Most Common Types of Data Mining
Data mining is most useful in identifying data patterns and deriving useful business insights from those patterns. To accomplish these tasks, data miners use a variety of techniques to generate different results. Here are five common data mining techniques.
Classification Analysis
With this technique, data points are assigned to groups, or classes, based on a specific question or problem to address. For instance, if a consumer packaged goods company wants to optimize its coupon discount strategy for a specific product, it might review inventory levels, sales data, coupon redemption rates, and consumer behavioral data in order to make the best decision possible.
Association Rule Learning
This function seeks to uncover the relationships between data points; it is used to determine whether a specific action or variable has any traits that can be linked to other actions (e.g., business travelers’ room choices and dining habits). A hotelier might use association rule insights to offer room upgrades or food and beverage promotions to attract additional business travelers.

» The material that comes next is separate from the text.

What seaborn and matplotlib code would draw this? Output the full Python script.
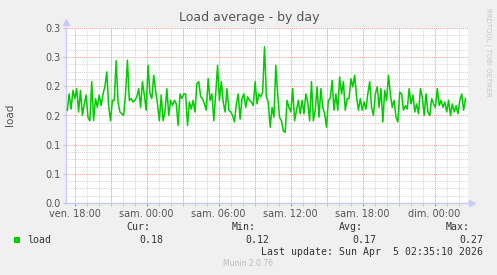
import numpy as np
import pandas as pd
import matplotlib
matplotlib.use("Agg")
import matplotlib.pyplot as plt
import seaborn as sns
from matplotlib.ticker import MultipleLocator, FuncFormatter

# ---- data ----
load_values = [
    # ven. 17:25 ->
    0.159, 0.187, 0.161, 0.193, 0.179, 0.196, 0.156, 0.193, 0.150, 0.170,
    0.185, 0.147, 0.141, 0.208, 0.141, 0.179, 0.164, 0.185, 0.167, 0.187,
    0.199, 0.225, 0.167, 0.141, 0.176, 0.176, 0.244, 0.173, 0.156, 0.153,
    0.150, 0.187, 0.245, 0.176, 0.179, 0.173, 0.176, 0.182, 0.196, 0.164,
    0.208, 0.185, 0.159, 0.236, 0.187, 0.179, 0.219, 0.193, 0.170, 0.141,
    0.185, 0.141, 0.156, 0.196, 0.150, 0.176, 0.167, 0.176, 0.170, 0.133,
    0.187, 0.179, 0.187,
    0.187, 0.133, 0.173, 0.161, 0.176, 0.156, 0.205, 0.208, 0.182, 0.179,
    0.170, 0.159, 0.213, 0.176, 0.187, 0.141, 0.187, 0.236, 0.176, 0.208,
    0.173, 0.156, 0.196, 0.159, 0.156, 0.150, 0.139, 0.170, 0.187, 0.144,
    0.179,
    0.187, 0.164, 0.182, 0.176, 0.173, 0.167, 0.208, 0.170, 0.187, 0.182,
    0.190, 0.268, 0.182, 0.173, 0.130, 0.164, 0.147, 0.236, 0.187, 0.147,
    0.141, 0.124, 0.121, 0.176, 0.164, 0.156, 0.196, 0.141, 0.159, 0.176,
    0.153,
    0.176, 0.153, 0.187, 0.173, 0.141, 0.208, 0.141, 0.159, 0.199, 0.147,
    0.196, 0.164, 0.153, 0.130, 0.176, 0.179, 0.210, 0.159, 0.187, 0.159,
    0.216, 0.187, 0.208, 0.159, 0.179, 0.179, 0.213, 0.199, 0.219, 0.182,
    0.159,
    0.179, 0.159, 0.173, 0.161, 0.187, 0.208, 0.164, 0.150, 0.187, 0.199,
    0.164, 0.196, 0.139, 0.193, 0.176, 0.219, 0.187, 0.164, 0.176, 0.147,
    0.139, 0.190, 0.187, 0.159, 0.167, 0.161, 0.196, 0.170, 0.185, 0.156,
    0.170, 0.153, 0.196, 0.182, 0.150, 0.187, 0.156, 0.150, 0.179, 0.170,
    0.164, 0.196, 0.167, 0.176, 0.164, 0.173, 0.156, 0.176, 0.150, 0.170,
    0.156, 0.167, 0.153, 0.176, 0.187, 0.159, 0.179,
]
# hours since ven. 00:00
start_hour = 17.4
end_hour = 50.58          # dim. 02:35
view_start = 17.29
view_end = 50.79
tick_hours = [18, 24, 30, 36, 42, 48]
tick_labels = ["ven. 18:00", "sam. 00:00", "sam. 06:00",
               "sam. 12:00", "sam. 18:00", "dim. 00:00"]
legend_name = "load"
stat_names = ["Cur:", "Min:", "Avg:", "Max:"]
stat_values = ["0.18", "0.12", "0.17", "0.27"]
last_update = "Last update: Sun Apr  5 02:35:10 2026"

hours = np.linspace(start_hour, end_hour, len(load_values))
df = pd.DataFrame({"hour": hours, "load": load_values})

W, H = 497, 275
fig = plt.figure(figsize=(W / 100, H / 100), dpi=100, facecolor="#F0F0F0")
ax = fig.add_axes([66 / W, 1 - 203 / H, (468 - 66) / W, (203 - 28) / H])
ax.set_facecolor("white")

sns.lineplot(data=df, x="hour", y="load", ax=ax, color="#00CC00",
             linewidth=1.1, zorder=5)

ax.set_xlim(view_start, view_end)
ax.set_ylim(0, 0.3)

# grid
ax.yaxis.set_major_locator(MultipleLocator(0.05))
ax.yaxis.set_minor_locator(MultipleLocator(0.0125))
ax.set_xticks(tick_hours, labels=tick_labels, minor=False)
ax.xaxis.set_minor_locator(MultipleLocator(1))
ax.grid(which="minor", color="#D4D4D4", linestyle=(0, (1, 1)), linewidth=0.7)
ax.grid(which="major", axis="y", color="#EBA0A0", linestyle=(0, (1, 1)), linewidth=0.7)
ax.set_axisbelow(True)
for h in np.arange(18, 51, 3):
    ax.axvline(h, color="#EBA0A0", linestyle=(0, (1, 1)), linewidth=0.7, zorder=1)

ax.yaxis.set_major_formatter(FuncFormatter(lambda v, p: f"{v:.1f}"))
ax.tick_params(axis="both", which="both", labelsize=7, labelcolor="#555555",
               length=2, width=0.7, pad=2)
ax.tick_params(axis="x", which="major", colors="#E07070", labelcolor="#555555")
ax.tick_params(axis="x", which="minor", colors="#C0C0C0")
ax.tick_params(axis="y", which="major", colors="#C0C0C0", labelcolor="#555555")
ax.tick_params(axis="y", which="minor", length=0)

for s in ["top", "right"]:
    ax.spines[s].set_visible(False)
for s in ["left", "bottom"]:
    ax.spines[s].set_color("#C8CCF4")
    ax.spines[s].set_linewidth(1)
ax.plot([0], [1.035], marker="^", markersize=5, color="#C8CCF4",
        transform=ax.transAxes, clip_on=False)
ax.plot([1.01], [0], marker=">", markersize=5, color="#C8CCF4",
        transform=ax.transAxes, clip_on=False)

ax.set_xlabel("")
ax.set_ylabel("")
fig.text(10 / W, 1 - 115 / H, "load", rotation=90, ha="center", va="center",
         fontsize=7.5, color="#555555")

fig.text(249 / W, 1 - 18 / H, "Load average - by day", ha="center",
         va="center", fontsize=9, color="#555555")
fig.text(488 / W, 1 - 52 / H, "RRDTOOL / TOBI OETIKER", rotation=270,
         ha="center", va="center", fontsize=5, color="#C8C8C8")

mono = "DejaVu Sans Mono"
fs = 7.1
name_right = [150, 256, 363, 470]
val_right = [163, 269, 376, 483]
for nm, xr in zip(stat_names, name_right):
    fig.text(xr / W, 1 - 227 / H, nm, ha="right", va="center",
             family=mono, fontsize=fs, color="#333333")
for vl, xr in zip(stat_values, val_right):
    fig.text(xr / W, 1 - 240 / H, vl, ha="right", va="center",
             family=mono, fontsize=fs, color="#333333")
fig.patches.append(plt.Rectangle((14 / W, 1 - 243 / H), 6 / W, 6 / H,
                                 transform=fig.transFigure,
                                 facecolor="#00CC00", edgecolor="none"))
fig.text(27 / W, 1 - 240 / H, legend_name, ha="left", va="center",
         family=mono, fontsize=fs, color="#333333")
fig.text(483 / W, 1 - 252 / H, last_update, ha="right", va="center",
         family=mono, fontsize=fs, color="#333333")
fig.text(248 / W, 1 - 264 / H, "Munin 2.0.76", ha="center", va="center",
         fontsize=5.5, color="#BBBBBB")

fig.savefig("out.png", dpi=100, facecolor=fig.get_facecolor())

Anomaly or Outlier Detection
In addition to searching for patterns, data mining seeks to uncover unusual data within a set. Anomaly detection is the process of finding data that doesn’t conform to the pattern. This process can help find instances of fraud and help retailers learn more about spikes, or declines, in the sales of certain products.
Clustering Analysis
Clustering looks for similarities within a data set, separating data points that share common traits into subsets. This is similar to the classification type of analysis in that it groups data points, but, in clustering analysis, the data is not assigned to previously defined groups. Clustering is useful for defining traits within a data set, such as the segmentation of customers based on purchase behavior, need state, life stage, or likely preferences in marketing communication.
Regression Analysis
Regression analysis is about understanding which factors within a data set are most important, which can be ignored, and how these factors interact. With this technique, data miners are able to validate theories such as “when a lot of snow is predicted, more bread and milk will be sold before the storm.” While this seems obvious enough there are a number of variables that need to be verified and quantified for the store manager to make sure enough stock is available. For example, how much is “a lot” of snow? How much is “more milk and bread”? Which types of weather forecasts tend to cause consumer action and how many days before the storm will consumers start buying? What is the relationship between inches of snow, units of bread, and units of milk?
Through regression analysis, specific inventory levels of milk and bread (in units/cases) can be recommended for specific levels of snow forecasted (inches), at specific points in time (days before the storm). In this way, the use of regression analysis maximizes sales, minimizes out-of-stock instances, and helps avoid overstocking which results in product spoilage after the storm.